Job:
Retype exactly the lines from the line containing "Give me the Chart.js source for this chart." through the line containing "const yTitle = 'False Rejection Rate %';", both included, and nothing more; skip the pictures.

Exercise material:
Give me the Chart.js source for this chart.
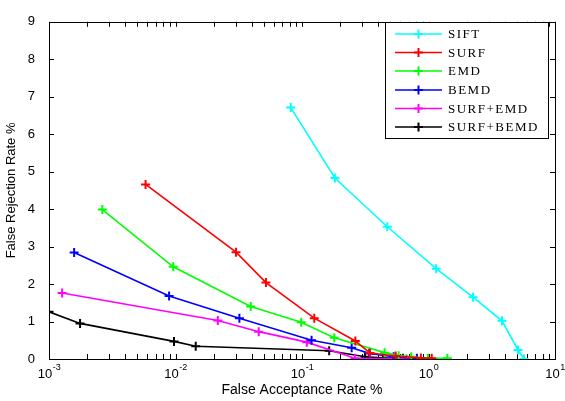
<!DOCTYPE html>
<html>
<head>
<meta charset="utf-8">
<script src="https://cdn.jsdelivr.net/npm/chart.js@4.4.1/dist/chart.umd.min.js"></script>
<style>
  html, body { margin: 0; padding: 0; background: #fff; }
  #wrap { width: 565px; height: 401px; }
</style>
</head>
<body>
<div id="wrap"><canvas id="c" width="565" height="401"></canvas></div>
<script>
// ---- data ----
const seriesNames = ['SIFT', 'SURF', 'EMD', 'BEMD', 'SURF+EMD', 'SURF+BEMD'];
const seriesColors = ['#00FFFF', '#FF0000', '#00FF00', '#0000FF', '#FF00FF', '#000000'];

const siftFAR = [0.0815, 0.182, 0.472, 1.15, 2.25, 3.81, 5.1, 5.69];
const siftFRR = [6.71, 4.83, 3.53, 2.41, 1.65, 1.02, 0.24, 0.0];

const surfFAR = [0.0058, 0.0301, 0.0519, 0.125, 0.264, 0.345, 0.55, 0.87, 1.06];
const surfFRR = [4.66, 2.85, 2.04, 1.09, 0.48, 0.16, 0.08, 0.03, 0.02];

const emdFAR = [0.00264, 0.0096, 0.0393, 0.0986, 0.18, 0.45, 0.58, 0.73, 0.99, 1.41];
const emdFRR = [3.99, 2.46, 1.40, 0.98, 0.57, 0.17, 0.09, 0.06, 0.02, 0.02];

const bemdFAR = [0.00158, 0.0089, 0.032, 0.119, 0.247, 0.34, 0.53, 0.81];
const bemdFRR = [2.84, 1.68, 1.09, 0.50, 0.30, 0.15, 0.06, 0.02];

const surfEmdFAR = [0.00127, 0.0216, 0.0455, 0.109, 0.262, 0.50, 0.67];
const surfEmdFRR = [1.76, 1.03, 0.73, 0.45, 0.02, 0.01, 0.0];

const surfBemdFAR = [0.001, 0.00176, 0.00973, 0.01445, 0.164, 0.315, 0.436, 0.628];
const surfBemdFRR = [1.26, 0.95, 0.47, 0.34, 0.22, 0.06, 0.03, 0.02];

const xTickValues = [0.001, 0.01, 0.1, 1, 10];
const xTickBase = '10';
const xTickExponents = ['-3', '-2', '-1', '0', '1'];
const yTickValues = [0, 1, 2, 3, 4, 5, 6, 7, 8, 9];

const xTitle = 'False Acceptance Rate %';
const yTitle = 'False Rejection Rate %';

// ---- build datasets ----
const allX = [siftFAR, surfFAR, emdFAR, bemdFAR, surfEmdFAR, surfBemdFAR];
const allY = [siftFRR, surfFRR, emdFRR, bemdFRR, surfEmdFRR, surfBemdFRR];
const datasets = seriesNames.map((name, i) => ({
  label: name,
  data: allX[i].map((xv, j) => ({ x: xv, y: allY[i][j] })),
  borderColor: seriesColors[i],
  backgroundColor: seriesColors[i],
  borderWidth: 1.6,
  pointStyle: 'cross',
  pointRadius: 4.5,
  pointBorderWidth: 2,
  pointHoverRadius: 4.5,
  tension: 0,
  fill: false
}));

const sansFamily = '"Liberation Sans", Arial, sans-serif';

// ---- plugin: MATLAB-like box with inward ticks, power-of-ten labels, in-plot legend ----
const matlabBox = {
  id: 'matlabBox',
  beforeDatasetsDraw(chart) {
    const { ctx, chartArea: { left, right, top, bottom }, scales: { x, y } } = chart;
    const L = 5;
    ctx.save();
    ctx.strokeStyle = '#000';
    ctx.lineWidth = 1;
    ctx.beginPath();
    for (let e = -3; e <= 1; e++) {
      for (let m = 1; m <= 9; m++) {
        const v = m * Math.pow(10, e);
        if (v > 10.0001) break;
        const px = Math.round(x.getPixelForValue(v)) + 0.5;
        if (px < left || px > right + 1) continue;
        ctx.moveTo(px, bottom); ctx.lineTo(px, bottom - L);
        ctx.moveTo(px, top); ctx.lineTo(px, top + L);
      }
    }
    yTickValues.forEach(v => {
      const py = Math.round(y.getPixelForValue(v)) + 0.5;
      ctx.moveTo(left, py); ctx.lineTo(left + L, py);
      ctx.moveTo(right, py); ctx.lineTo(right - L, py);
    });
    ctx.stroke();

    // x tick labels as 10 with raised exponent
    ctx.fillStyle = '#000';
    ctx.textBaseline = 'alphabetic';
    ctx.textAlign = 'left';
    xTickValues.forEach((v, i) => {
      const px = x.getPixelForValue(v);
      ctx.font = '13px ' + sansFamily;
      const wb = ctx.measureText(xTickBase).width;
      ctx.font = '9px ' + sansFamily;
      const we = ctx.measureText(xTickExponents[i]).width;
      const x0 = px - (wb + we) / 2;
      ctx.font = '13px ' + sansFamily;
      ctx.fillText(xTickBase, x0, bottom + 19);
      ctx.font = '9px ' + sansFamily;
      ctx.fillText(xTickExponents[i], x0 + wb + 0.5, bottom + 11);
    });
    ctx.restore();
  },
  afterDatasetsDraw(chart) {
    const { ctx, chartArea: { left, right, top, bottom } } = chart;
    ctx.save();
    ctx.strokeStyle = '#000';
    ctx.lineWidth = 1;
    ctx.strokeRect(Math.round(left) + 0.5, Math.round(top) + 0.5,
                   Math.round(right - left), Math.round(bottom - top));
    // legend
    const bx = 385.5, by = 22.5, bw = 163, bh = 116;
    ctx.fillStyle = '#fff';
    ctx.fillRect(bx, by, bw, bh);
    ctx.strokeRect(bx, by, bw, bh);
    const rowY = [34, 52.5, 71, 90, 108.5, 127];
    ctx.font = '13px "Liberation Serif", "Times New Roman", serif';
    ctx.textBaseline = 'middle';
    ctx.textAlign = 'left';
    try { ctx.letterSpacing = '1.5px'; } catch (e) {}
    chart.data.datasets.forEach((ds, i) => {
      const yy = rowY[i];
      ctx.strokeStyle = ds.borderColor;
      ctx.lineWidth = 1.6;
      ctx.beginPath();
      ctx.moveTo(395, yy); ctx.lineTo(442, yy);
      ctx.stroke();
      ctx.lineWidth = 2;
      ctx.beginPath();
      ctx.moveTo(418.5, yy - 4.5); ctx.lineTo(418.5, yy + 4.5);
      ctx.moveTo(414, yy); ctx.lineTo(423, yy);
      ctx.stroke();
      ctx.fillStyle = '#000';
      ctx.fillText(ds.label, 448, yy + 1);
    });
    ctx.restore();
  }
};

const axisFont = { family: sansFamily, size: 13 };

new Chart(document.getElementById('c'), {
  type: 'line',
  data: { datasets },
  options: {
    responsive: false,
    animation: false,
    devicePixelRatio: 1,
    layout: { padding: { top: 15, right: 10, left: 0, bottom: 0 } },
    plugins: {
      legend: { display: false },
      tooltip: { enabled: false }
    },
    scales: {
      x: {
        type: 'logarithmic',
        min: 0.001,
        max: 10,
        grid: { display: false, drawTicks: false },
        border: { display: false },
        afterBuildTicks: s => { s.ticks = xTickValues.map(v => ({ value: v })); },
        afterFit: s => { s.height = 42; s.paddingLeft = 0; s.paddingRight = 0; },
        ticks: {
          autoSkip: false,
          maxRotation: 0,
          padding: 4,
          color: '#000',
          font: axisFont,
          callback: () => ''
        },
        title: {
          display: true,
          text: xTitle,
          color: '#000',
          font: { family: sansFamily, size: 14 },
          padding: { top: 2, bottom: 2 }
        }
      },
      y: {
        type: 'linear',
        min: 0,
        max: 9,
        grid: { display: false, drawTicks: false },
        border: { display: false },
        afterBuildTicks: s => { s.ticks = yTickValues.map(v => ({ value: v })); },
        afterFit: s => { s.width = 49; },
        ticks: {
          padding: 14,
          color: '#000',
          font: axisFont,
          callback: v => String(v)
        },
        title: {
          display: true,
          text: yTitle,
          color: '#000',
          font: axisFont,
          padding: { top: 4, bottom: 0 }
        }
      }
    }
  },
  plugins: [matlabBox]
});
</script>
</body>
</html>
...
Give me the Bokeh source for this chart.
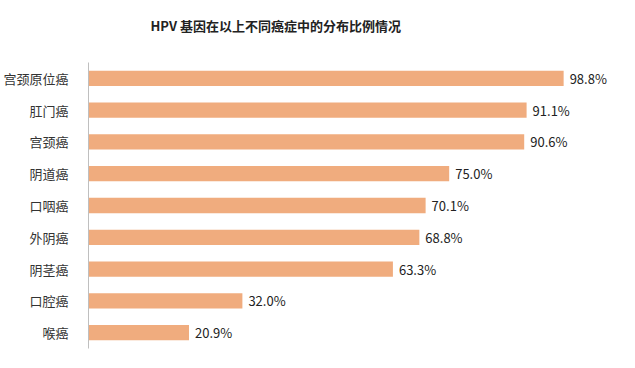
...
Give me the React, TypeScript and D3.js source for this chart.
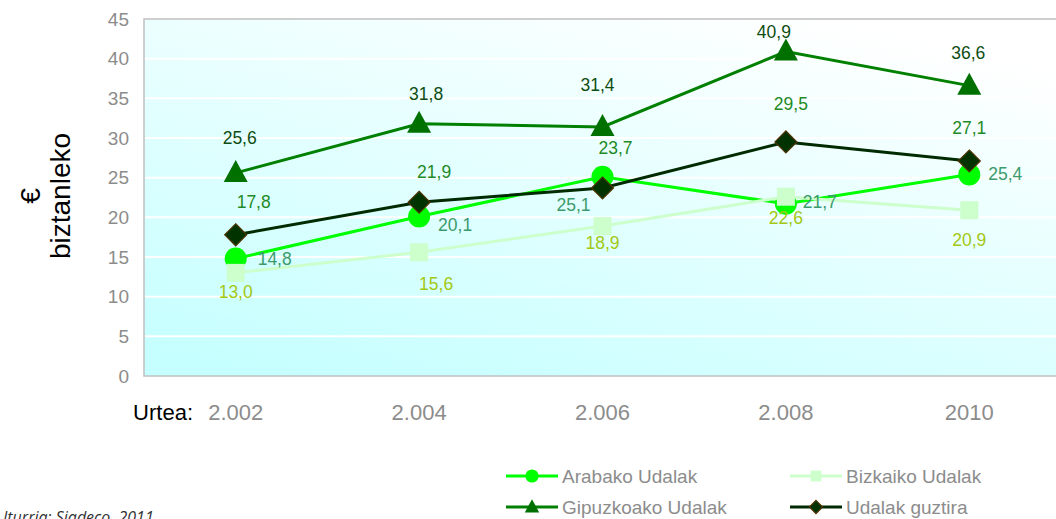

Result of the exercise:
Give me the Chart.js source for this chart.
<!DOCTYPE html>
<html>
<head>
<meta charset="utf-8">
<script src="https://cdn.jsdelivr.net/npm/chart.js@4.4.1/dist/chart.umd.min.js"></script>
<style>
  html, body { margin: 0; padding: 0; background: #fff; }
  #wrap { width: 565px; height: 401px; }
</style>
</head>
<body>
<div id="wrap"><canvas id="c" width="565" height="401"></canvas></div>
<script>
// ---- data ----
const seriesNames = ['SIFT', 'SURF', 'EMD', 'BEMD', 'SURF+EMD', 'SURF+BEMD'];
const seriesColors = ['#00FFFF', '#FF0000', '#00FF00', '#0000FF', '#FF00FF', '#000000'];

const siftFAR = [0.0815, 0.182, 0.472, 1.15, 2.25, 3.81, 5.1, 5.69];
const siftFRR = [6.71, 4.83, 3.53, 2.41, 1.65, 1.02, 0.24, 0.0];

const surfFAR = [0.0058, 0.0301, 0.0519, 0.125, 0.264, 0.345, 0.55, 0.87, 1.06];
const surfFRR = [4.66, 2.85, 2.04, 1.09, 0.48, 0.16, 0.08, 0.03, 0.02];

const emdFAR = [0.00264, 0.0096, 0.0393, 0.0986, 0.18, 0.45, 0.58, 0.73, 0.99, 1.41];
const emdFRR = [3.99, 2.46, 1.40, 0.98, 0.57, 0.17, 0.09, 0.06, 0.02, 0.02];

const bemdFAR = [0.00158, 0.0089, 0.032, 0.119, 0.247, 0.34, 0.53, 0.81];
const bemdFRR = [2.84, 1.68, 1.09, 0.50, 0.30, 0.15, 0.06, 0.02];

const surfEmdFAR = [0.00127, 0.0216, 0.0455, 0.109, 0.262, 0.50, 0.67];
const surfEmdFRR = [1.76, 1.03, 0.73, 0.45, 0.02, 0.01, 0.0];

const surfBemdFAR = [0.001, 0.00176, 0.00973, 0.01445, 0.164, 0.315, 0.436, 0.628];
const surfBemdFRR = [1.26, 0.95, 0.47, 0.34, 0.22, 0.06, 0.03, 0.02];

const xTickValues = [0.001, 0.01, 0.1, 1, 10];
const xTickBase = '10';
const xTickExponents = ['-3', '-2', '-1', '0', '1'];
const yTickValues = [0, 1, 2, 3, 4, 5, 6, 7, 8, 9];

const xTitle = 'False Acceptance Rate %';
const yTitle = 'False Rejection Rate %';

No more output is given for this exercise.